Here’s what have been the two biggest themes of 2020.
Big moment number one: bitcoin breaks records
Bitcoin smashed through its all-time high on 1st December, hitting $19,920 and surpassing the previous record set in December 2017, according to CoinDesk.
Not bad for an asset which, following the March coronavirus crash, hit a low of $4,944 – a 405% gain.
The recent bitcoin bull run was buoyed by the news that PayPal would be allowing its 360 million customers and 26 million merchants to buy, sell and hold bitcoin on their accounts. This sent waves of positivity through the crypto sector and is seen as a major catalyst towards widespread adoption of bitcoin as a mainstream currency. Backing up the PayPal news was a continued stream of increasing development from financial institutions into bitcoin, as demand for the cryptocurrency remained high.
That’s all well and good, I hear you say, but isn’t bitcoin exceptionally volatile and therefore completely unappealing to anyone who is trying to mitigate risk?
Volatile, yes, but more volatile than some individual stocks? German asset manager VanEck has run the numbers – bitcoin actually displayed less volatility in 2020 than 29% of the S&P 500 index.
Big moment number two: smart contract platforms stake claim to be top
Bitcoin hasn’t been the only crypto to experience a notable 2020. Smart contract platforms Ethereum and Cardano both underwent successful logistical upgrades.
Ethereum continued its move from a ‘proof of work’ protocol, the same time-consuming and energy intensive method of validation as bitcoin, to a ‘proof of stake’ protocol. Proof of stake focuses on the amount of crypto staked by the participant, as opposed to pure computational power. This makes the platform more energy efficient.

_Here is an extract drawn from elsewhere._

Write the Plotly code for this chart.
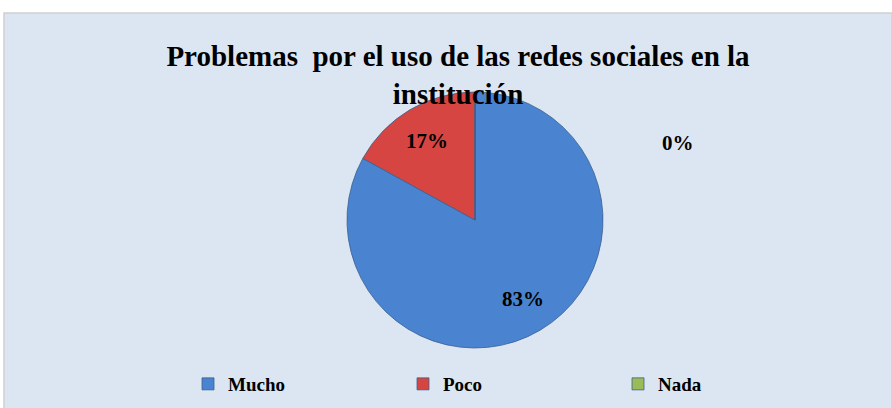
import math
import plotly.graph_objects as go

categories = ["Mucho", "Poco", "Nada"]
values = [83, 17, 0]
colors = ["#4a83d0", "#d64541", "#9bbb59"]
title_text = "Problemas  por el uso de las redes sociales en la<br>institución"

W, H = 892, 408
# pie geometry (pixels)
CX, CY, R = 475, 220, 128
dom_x = [(CX - R) / W, (CX + R) / W]
dom_y = [1 - (CY + R) / H, 1 - (CY - R) / H]

fig = go.Figure()
fig.add_trace(go.Pie(
    labels=categories,
    values=values,
    sort=False,
    direction="clockwise",
    rotation=0,
    marker=dict(colors=colors, line=dict(color="#3a5f8f", width=0.8)),
    textinfo="none",
    domain=dict(x=dom_x, y=dom_y),
    showlegend=True,
    hoverinfo="label+percent",
))

# data labels placed along each slice's mid-angle
total = sum(values)
cum = 0
label_font = dict(family="Liberation Serif", size=21, color="black")
for cat, v in zip(categories, values):
    if v > 0:
        ang = 2 * math.pi * (cum + v / 2) / total
        px = CX + 0.74 * R * math.sin(ang)
        py = CY - 0.72 * R * math.cos(ang)
        fig.add_annotation(x=px / W, y=1 - py / H, xref="paper", yref="paper",
                           xanchor="center", yanchor="middle",
                           text=f"<b>{v}%</b>", showarrow=False, font=label_font)
    cum += v

# label for the zero-valued slice (placed outside, as in the original)
fig.add_annotation(x=678 / W, y=1 - 143 / H, xref="paper", yref="paper",
                   xanchor="center", yanchor="middle",
                   text=f"<b>{values[2]}%</b>", showarrow=False, font=label_font)

fig.update_layout(
    width=W, height=H,
    margin=dict(l=0, r=0, t=0, b=0, autoexpand=False),
    paper_bgcolor="white",
    plot_bgcolor="white",
    title=dict(text=f"<b>{title_text}</b>", x=458 / W, xanchor="center",
               y=1 - 66 / H, yanchor="top",
               font=dict(family="Liberation Serif", size=29, color="black")),
    legend=dict(orientation="h", x=188 / W, xanchor="left", y=1 - 365 / H, yanchor="top",
                entrywidth=170, entrywidthmode="pixels",
                font=dict(family="Liberation Serif", size=19, color="black", weight="bold"),
                bgcolor="rgba(0,0,0,0)", itemwidth=30),
    shapes=[dict(type="rect", xref="paper", yref="paper",
                 x0=4 / W, x1=1.0, y0=-0.01, y1=1 - 13 / H,
                 fillcolor="#dce6f2", line=dict(color="#d0d0d0", width=1.5),
                 layer="below")],
)

fig.write_html("out.html", config={"displayModeBar": False},
               post_script="document.body.style.margin='0';")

Ethereum’s main competitor Cardano also underwent technical upgrades, moving from its ‘Byron’ development stage to the ‘Shelley’ stage, to further decentralise the platform and make it more secure. This is because, essentially, the more participants there are on the blockchain the harder it is for hackers to target them simultaneously.
Both upgrades have excited the crypto community, with Ethereum and Cardano’s relevant tokens Eth and ADA seeing substantial movement ahead of the anticipated improvements.
It is safe to say 2020 was a massive year. But more is still to come. In part two we’ll be looking at the upcoming trends for blockchain and crypto in 2021.
The views expressed in this article are for general information purposes only and should not be construed as financial advice.